Twenty years after his death, she maintains that he was justified in writing “Answered Prayers” and bitterly disappointed when his friends rejected him.
In his final years, Joanne Carson said, Capote had mellowed, focusing more energy on friendships than socializing. He preferred to spend time with the members of his ever-shrinking inner circle one-on-one. “He became more reflective, a little deeper,” she said.
During a particularly reflective moment with friends in 1975 reported by Brinnin, Capote acknowledged that his reputation was overshadowing his career. Obviously bitter, he seemed unashamed of his behavior, yet frustrated all the same by people’s perception of him.
“People think my reputation is my career,” he said. “Let them. Myself, if I had any doubts about the difference I sure as hell learned it those six years I gave to “Cold Blood.” That’s the difference I live with, I mean today and tomorrow. God knows, I’m not the sort to confine myself in a cork-lined room to do what I do. But I’ve got a room like that all the same. I take it with me and hand out the Do Not Disturb sign in five languages.”
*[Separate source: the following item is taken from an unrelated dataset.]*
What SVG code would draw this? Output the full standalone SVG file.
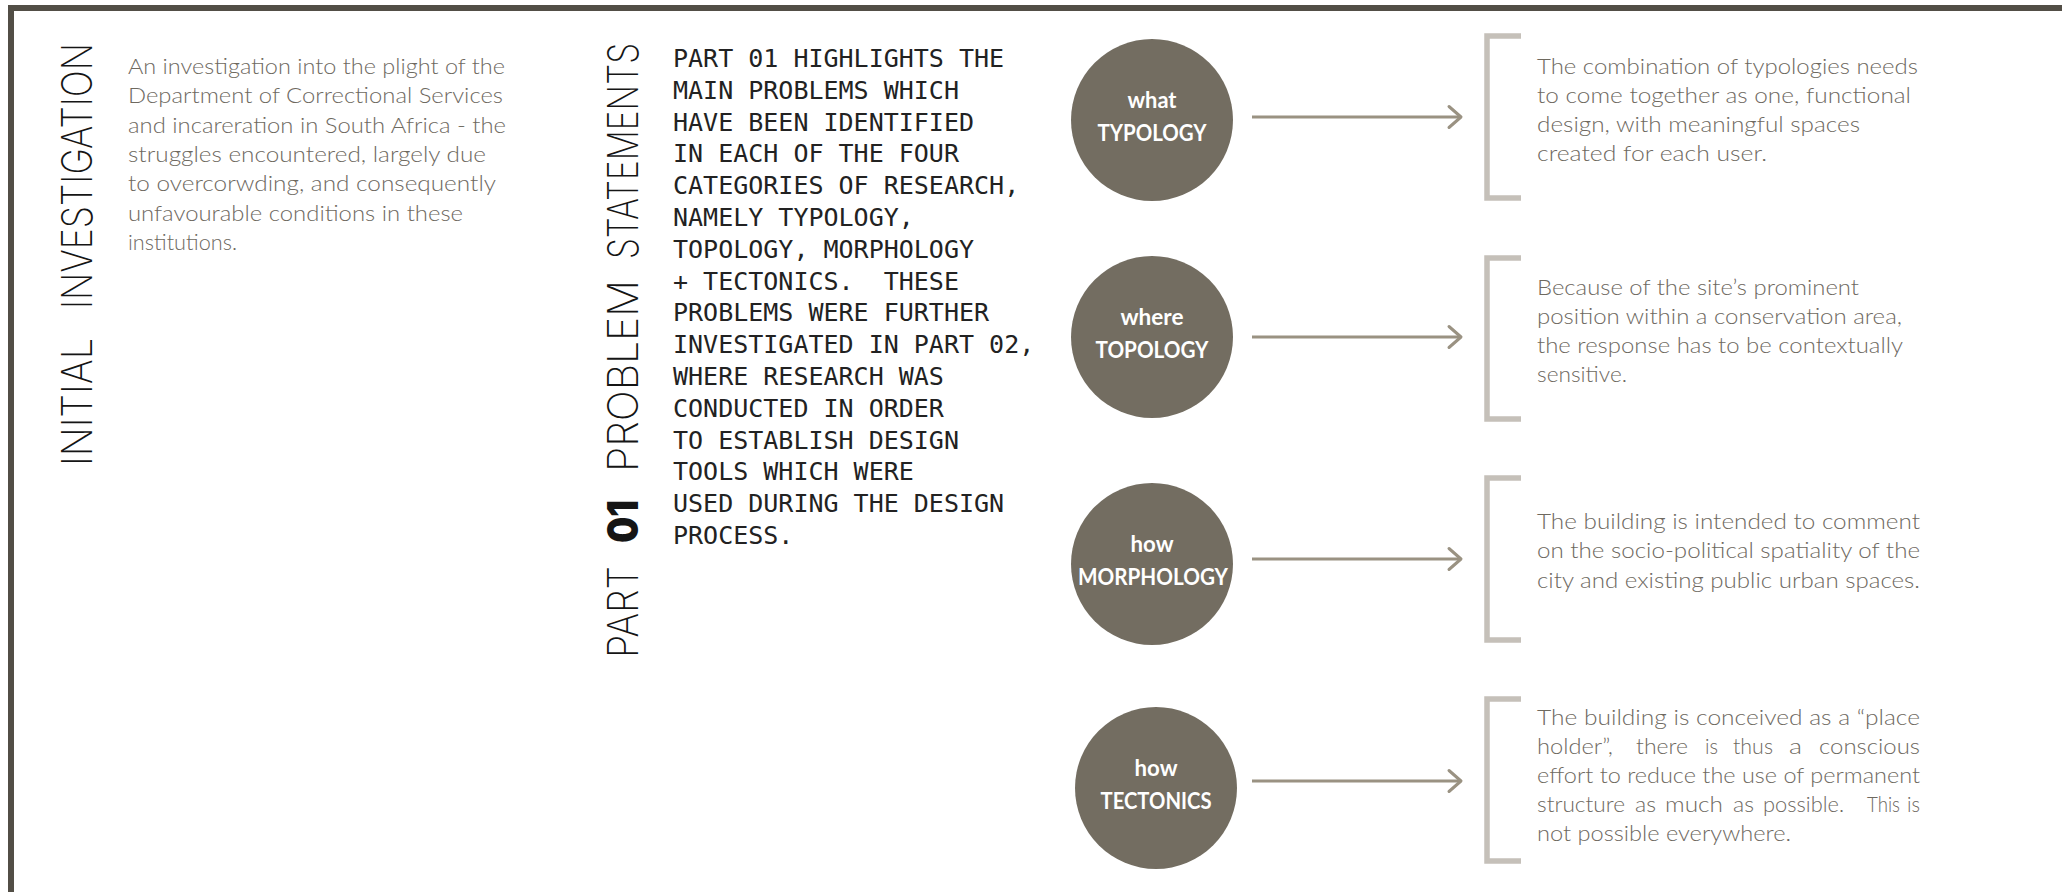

As trustee of Capote’s estate, his lawyer, Alan Schwartz has the most say over Capote’s work, controlling to some extent the author’s image and the way he’s remembered.
Schwartz said he’s cautious about allowing adaptations of the writings into other forms. He said he was recently contacted about turning “Breakfast at Tiffany’s” into a Broadway show but said he would have to be certain the play would catch the essence of the printed word.
“I’m the one that has to decide all these things,” he said.
He’s generous when it comes to readings at churches, where the short story, “A Christmas Memory,” is popular, but he requires the text to be read in its entirety. Schwartz said he likes the fact that his friend’s work can be passed around in that way, orally, the way Capote used to enjoy telling stories.
If he were alive today, it’s “A Christmas Memory” that Capote would want to be remembered for, Joanne Carson said.
Yet Capote’s book published in 1965 remains his best-selling work, filtering thousands of dollars annually into the estate Schwartz looks after. Whether “In Cold Blood” wrongfully overshadows the rest of Capote’s body of work is unimportant to Schwartz, whose main interest is building his friend’s reputation as “one of the great American writers of all time.”
In 2004, at least two Capote-themed books were published: a collection of his short stories and Clarke’s collection of letters. A film, starring Philip Seymour Hoffman as Capote, is set for release soon. A second film, “Every Word is True,” starring Gwyneth Paltrow, also is in preproduction.
To Schwartz, the flurry of activity is proof that Capote will continue for a long time to receive in death the favorable attention he craved and deserved in life.
“I think he’s holding his own in all respects right now,” Schwartz said.